Howard ‘Cork’ Hayden, professor of physics emeritus in the Physics Department of the University of Connecticut, is editor of The Energy Advocate [http://energyadvocate.com/], a monthly newsletter promoting energy and technology.
A Colorado native, Hayden entered the University of Denver as an engineering major, but soon discovered that he wasn’t temperamentally suited to all that reality. He switched to physics and went on to earn his B.S., M.S., and Ph.D. at DU.
On receiving his Ph.D., he went to the University of Connecticut where he spent 32 years doing teaching and research. He did accelerator-based atomic physics, including measurements of cross-sections for various processes, measurements of energy loss in atomic collisions and of lifetimes of excited states, beam-foil spectroscopy, and ion implantation. He also performed a Trouton-Noble experiment that was 105 times as sensitive as the original.
Hayden is also editor of The Energy Advocate, a monthly newsletter promoting energy and technology, which in August 2017 begins its 22nd year of publication. He is the author of, among other publications, The Solar Fraud: Why Solar Energy Won’t Run the World (Vales Lake Publishing LLC, 2002, 2d edition 2005), A Primer on CO2 and Climate (Vales Lake Publishing LLC, 2007), A Primer on Renewable Energy (Vales Lake Publishing, LLC), and Bass Ackwards: How Climate Alarmists Confuse Cause with Effect (Vales Lake Publishing, LLC).

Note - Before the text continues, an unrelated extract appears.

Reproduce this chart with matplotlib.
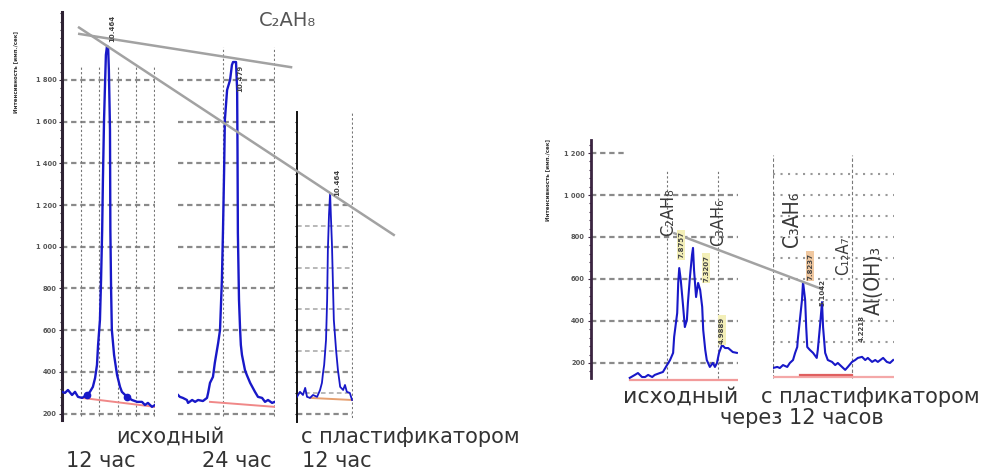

His research interests include ionic and atomic collisions, charge transfer, ionization, energy loss, energy-level crossings, ion-surface collisions, ion implantation, relativity considerations, and energy for society (fossil fuels, nuclear, hydro, wind, biomass, photovoltaics, solar heating). Upon early retirement in 1999, he returned to Pueblo, Colorado, where he continues to clast icons. He is a Policy Advisor to The Heartland Institute.